Hasta cuando Hugo Chávez murió, éste había no sólo logrado vender su idea de Revolución Bolivariana al interior de su país, sino que además había logrado que a lo largo de Suramérica fuera visto ese modelo de Gobierno con empatía. Tanto así que logró en pocos años lo que no se había logrado por la vía de golpes de Estado o del uso de las armas: que gobiernos de corte de izquierda llegaran al poder, algunos de los cuales siguen en el poder.
Con Nicolás Maduro la historia fue diferente. Desde que llegó al poder, la Revolución Bolivariana no ha hecho sino perder adeptos. En un gran número, al interior de Venezuela, muchos de sus conciudadanos no ven con buenos ojos su ejercicio de poder y, en el ámbito internacional, ya hace muchos meses se puede catalogar a Venezuela como un país paria que lo único que obtiene de otros países y organismos internacionales son críticas, reproches y llamados urgentes con el fin de que el Gobierno reencause al país por el camino de la Democracia perdida en manos de Maduro.
¿Qué pretende Maduro al querer cambiar la Constitución que el mismo Chávez también cambio en su momento para poder gobernar dentro del modelo de la Revolución Bolivariana? Nada. Lo único que busca es crear mecanismo de distracción que le permitan aferrarse al poder por unos días o meses más a la espera de un milagro, milagro que está muy lejos de realizarse.
Entre más tiempo dure Nicolás Maduro en el poder en Venezuela más se hace candidato a tener que responder por crímenes de lesa humanidad ante la Corte Penal Internacional, ya que Venezuela –en tiempos de Hugo Chávez– suscribió el Estatuto de Roma y, por ende, aceptó acogerse a dicho Tribunal Universal. No se puede desconocer que en los últimos meses se han cometido crímenes de este estilo en Venezuela auspiciados, tolerados e incitados por el actual gobierno en cabeza de Nicolás Maduro.
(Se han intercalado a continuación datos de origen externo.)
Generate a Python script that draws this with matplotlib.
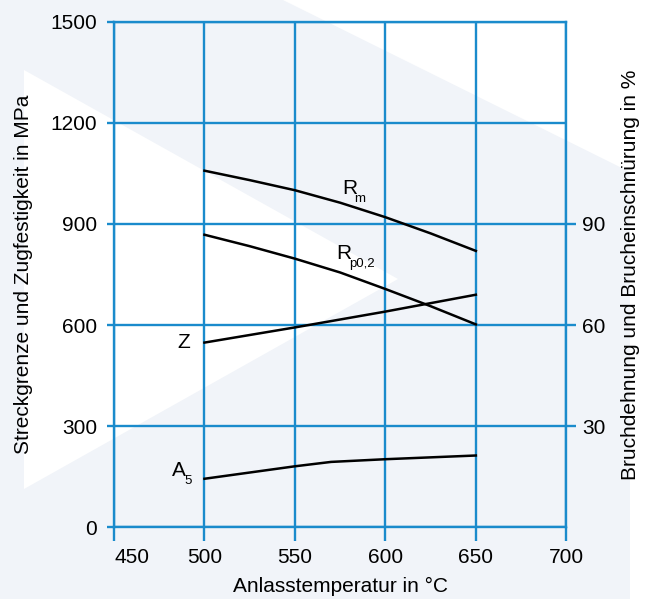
import matplotlib.pyplot as plt
from matplotlib.patches import Polygon

# Tensile strength R_m and yield strength R_p0,2 (MPa, left axis)
temps_r = [500, 525, 550, 575, 600, 625, 650]
rm = [1058, 1030, 1000, 963, 920, 872, 820]
rp02 = [868, 834, 797, 756, 707, 656, 602]

# Reduction of area Z and elongation A5 (%, right axis)
temps_z = [500, 550, 600, 650]
z = [54.8, 59.3, 64.0, 69.0]
temps_a5 = [500, 550, 570, 600, 650]
a5 = [14.4, 18.1, 19.4, 20.2, 21.3]

x_ticks = [450, 500, 550, 600, 650, 700]
y_ticks = [0, 300, 600, 900, 1200, 1500]
y2_ticks = [30, 60, 90]

BLUE = '#1a8bcc'
GREY = '#f1f4f9'
W, H = 654, 599

plt.rcParams['font.family'] = ['Liberation Sans', 'DejaVu Sans']
plt.rcParams['font.size'] = 15

fig = plt.figure(figsize=(W / 100, H / 100), dpi=100)
fig.patch.set_facecolor('white')


def fpx(pts):
    """pixel coords (from top-left) -> figure fraction"""
    return [(x / W, 1 - y / H) for x, y in pts]


# watermark shapes in the background
band = Polygon(fpx([(0, 0), (283, 0), (630, 172), (630, H), (0, H)]),
               closed=True, transform=fig.transFigure, facecolor=GREY,
               edgecolor='none', zorder=-10)
tri = Polygon(fpx([(24, 70), (398, 279), (24, 489)]),
              closed=True, transform=fig.transFigure, facecolor='white',
              edgecolor='none', zorder=-9)
fig.add_artist(band)
fig.add_artist(tri)

ax = fig.add_axes([114 / W, 1 - 527.3 / H, 452.3 / W, 505.6 / H])
ax.patch.set_visible(False)
ax2 = ax.twinx()
ax2.patch.set_visible(False)

ax.set_xlim(450, 700)
ax.set_ylim(0, 1500)
ax2.set_ylim(0, 150)

ax.set_xticks(x_ticks)
ax.set_yticks(y_ticks)
ax2.set_yticks(y2_ticks)

ax.grid(True, color=BLUE, linewidth=1.7)
for sp in ax.spines.values():
    sp.set_color(BLUE)
    sp.set_linewidth(1.7)
for sp in ax2.spines.values():
    sp.set_visible(False)

ax.tick_params(axis='x', direction='out', length=10, width=1.7, color=BLUE, pad=5)
ax.tick_params(axis='y', direction='out', length=5, width=1.7, color=BLUE, pad=7)
ax2.tick_params(axis='y', direction='out', length=7.5, width=1.7, color=BLUE, pad=4)
ax.get_xticklabels()[0].set_horizontalalignment('left')

ax.plot(temps_r, rm, color='black', linewidth=1.8)
ax.plot(temps_r, rp02, color='black', linewidth=1.8)
ax2.plot(temps_z, z, color='black', linewidth=1.8)
ax2.plot(temps_a5, a5, color='black', linewidth=1.8)


def label(axis, x, y, main, sub, dx):
    axis.text(x, y, main, ha='left', va='baseline')
    if sub:
        axis.annotate(sub, (x, y), xytext=(dx, -6), textcoords='offset points',
                      ha='left', va='baseline', fontsize=9.5)


label(ax, 576, 989, 'R', 'm', 9)
label(ax, 573, 797, 'R', 'p0,2', 9)
label(ax, 485, 532, 'Z', '', 0)
label(ax, 482, 153, 'A', '5', 9.3)

ax.set_xlabel('Anlasstemperatur in °C')
ax.xaxis.set_label_coords(0.5, -0.098)
ax.set_ylabel('Streckgrenze und Zugfestigkeit in MPa')
ax.yaxis.set_label_coords(-0.179, 0.5)
ax2.set_ylabel('Bruchdehnung und Brucheinschnürung in %')
ax2.yaxis.set_label_coords(1.121, 0.5)

fig.savefig('out.png', dpi=100)
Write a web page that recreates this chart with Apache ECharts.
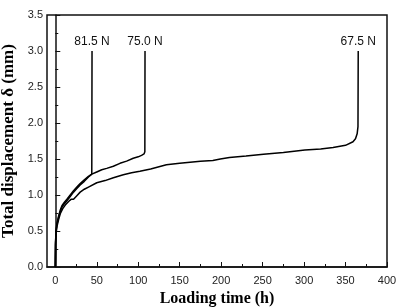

Cuando escribimos estas líneas tenemos noticias de Venezuela en el sentido de que ganó la constituyente de Maduro por más de ocho millones de votos, pero esa no es la verdadera noticia. La noticia es que dicha jornada electoral del domingo dejó como resultado 16 personas muertas a lo largo de todo el país. ¿En qué democracia moderna se concibe que una jornada electoral pueda arrojar un número tan elevado de muertos y se pueda seguir considerando una democracia?
Con dolor asistimos, como testigos silentes, a los más horribles actos de barbarie protagonizados por un Gobierno desprestigiado, que tarde o temprano caerá, contra una población que se ha crecido ante tanta violencia, que en vez de sentir miedo y correr a esconderse ha tomado fuerzas de sus muertos y ha plantado cara y que seguirán luchando en las calles hasta que el gobierno del dictador sea vencido.
Pero también asistimos con dolor al fin de un estilo de gobierno que en un primer momento se consideró reivindicaría las décadas de atropello y sufrimiento en contra de las clases menos favorecidas, un gobierno que utilizaría su inmensa riqueza petrolífera en dar salud, educación, trabajo a las clases más necesitadas de Venezuela y no seguiría enriqueciendo a los de siempre, a un gobierno que inspiró a muchos otros países para gobernar de una forma diferente a la que se hacía tradicionalmente. Asistimos al fin de ese gobierno en medio de una infinidad de muertos, que deberán –en su momento– ser recordados y reivindicados en Venezuela.
Hay motivos para tener dolor en el corazón y por que llorar.